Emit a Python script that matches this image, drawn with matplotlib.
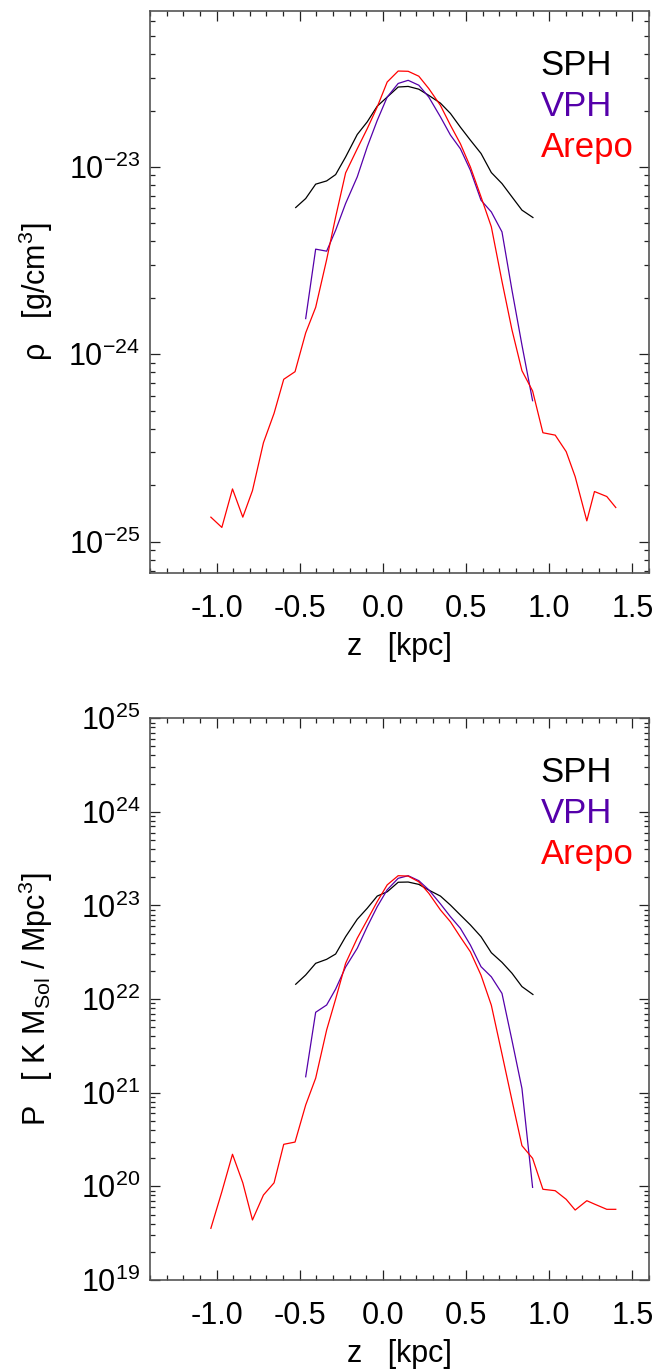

● ● ● ● ●

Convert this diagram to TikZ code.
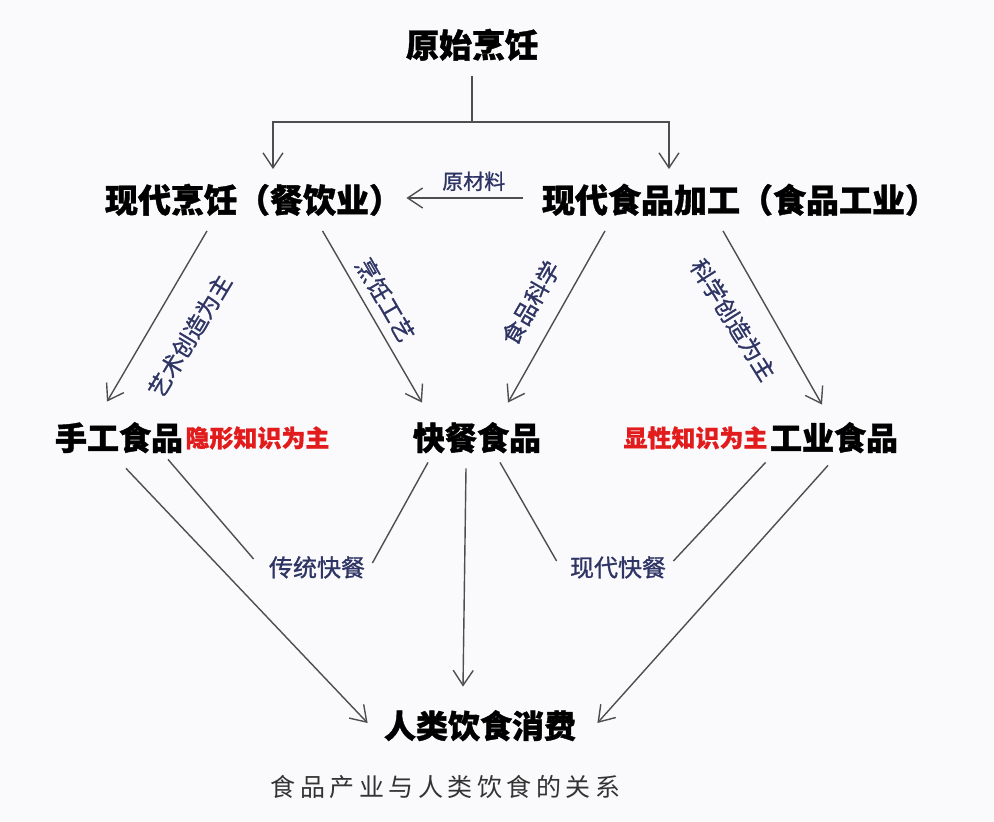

● ● ● ● ●

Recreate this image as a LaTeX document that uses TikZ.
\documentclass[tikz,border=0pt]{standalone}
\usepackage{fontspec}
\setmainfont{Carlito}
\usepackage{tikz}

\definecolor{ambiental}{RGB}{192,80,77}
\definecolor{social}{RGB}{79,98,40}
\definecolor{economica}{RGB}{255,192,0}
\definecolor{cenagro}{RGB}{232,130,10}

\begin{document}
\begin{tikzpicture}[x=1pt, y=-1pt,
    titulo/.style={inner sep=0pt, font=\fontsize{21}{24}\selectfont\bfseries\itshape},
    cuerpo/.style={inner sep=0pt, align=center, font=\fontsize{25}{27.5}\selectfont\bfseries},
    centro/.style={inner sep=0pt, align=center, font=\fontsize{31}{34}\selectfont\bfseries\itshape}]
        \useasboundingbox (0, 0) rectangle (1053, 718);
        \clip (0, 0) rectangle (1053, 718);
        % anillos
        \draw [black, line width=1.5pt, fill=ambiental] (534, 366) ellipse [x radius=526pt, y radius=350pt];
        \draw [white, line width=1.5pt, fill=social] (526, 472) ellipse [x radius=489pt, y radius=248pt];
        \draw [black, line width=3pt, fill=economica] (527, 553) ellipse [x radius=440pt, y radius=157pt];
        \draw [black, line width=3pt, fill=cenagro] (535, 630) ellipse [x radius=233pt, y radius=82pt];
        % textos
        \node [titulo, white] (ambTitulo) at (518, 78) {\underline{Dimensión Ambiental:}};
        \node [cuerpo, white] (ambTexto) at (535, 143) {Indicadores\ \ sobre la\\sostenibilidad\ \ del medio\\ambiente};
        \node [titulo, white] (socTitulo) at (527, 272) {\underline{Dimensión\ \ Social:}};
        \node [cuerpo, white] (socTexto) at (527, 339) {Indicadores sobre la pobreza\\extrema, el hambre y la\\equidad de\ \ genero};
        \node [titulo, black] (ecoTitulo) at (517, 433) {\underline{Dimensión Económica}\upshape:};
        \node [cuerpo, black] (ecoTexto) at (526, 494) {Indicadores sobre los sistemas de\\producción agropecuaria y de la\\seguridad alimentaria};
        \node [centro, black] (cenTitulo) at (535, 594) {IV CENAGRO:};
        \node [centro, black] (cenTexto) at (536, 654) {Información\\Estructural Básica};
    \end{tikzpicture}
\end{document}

● ● ● ● ●

• **EXERCISE**:
List every line in the records above that contains the word "image".

• **OUTPUT FOR THIS EXERCISE**:
Emit a Python script that matches this image, drawn with matplotlib.
Recreate this image as a LaTeX document that uses TikZ.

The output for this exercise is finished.